I preliminari della "guerra commerciale" aperta tra Giappone e USA sono il segno di un'escalation della crisi e danno una spinta potentissima a destabilizzare ulteriormente il già traballante "ordine" internazionale sancito con gli accordi di Yalta. La borghesia europea ne approfitta per lanciare anch'essa l'allarme anti-giapponese. La CEE mette in cantiere sanzioni, la FIAT - non soddisfatta del contingentamento delle importazioni nel settore auto - aggiunge la propria forza di pressione perché ci si prepari ad esse. L'eccitazione anti-giapponese trova eco sulle pagine dell'Unità. Si chiede al proletariato di fare da base di massa non più alla competitività ("pacifica") delle "proprie" imprese, ma ad uno scontro sempre meno pacifico delle "proprie" borghesie nazionali per decidere una nuova spartizione del mondo.

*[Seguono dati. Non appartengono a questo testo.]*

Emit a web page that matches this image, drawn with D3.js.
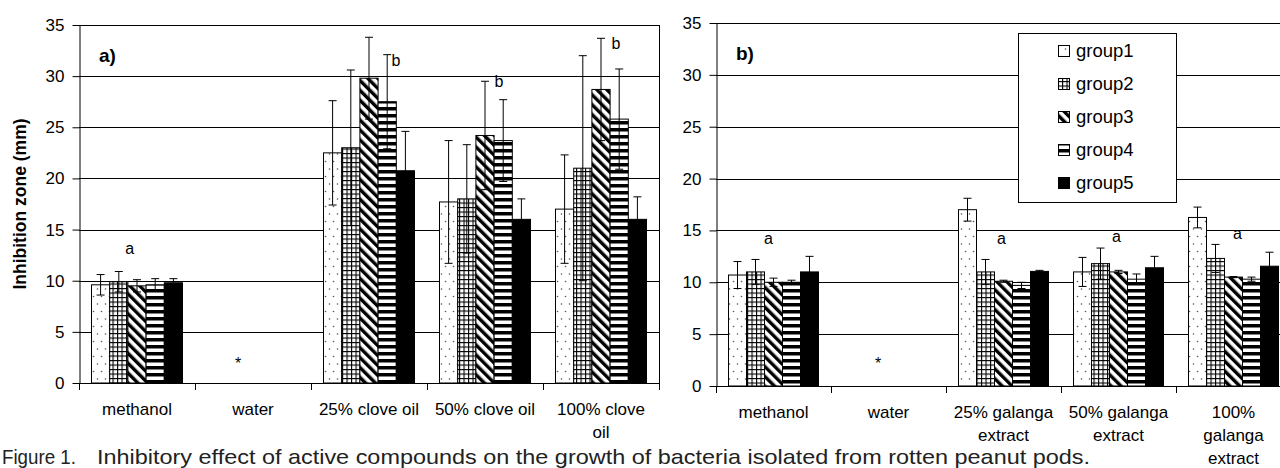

Questo appello va respinto senza esitazioni. Nuovi sacrifici sono in arrivo: non ce li mandano "i giapponesi", ma un sistema capitalistico sempre più immerso nel caos e putrefatto. Il "pericolo" non viene dai "gialli", ma dai centoneri di Tokyo, di Roma, di Washington. No a qualunque forma di nazionalsciovinismo, sì all'unità internazionale del proletariato e dei lavoratori contro il sistema del capitale.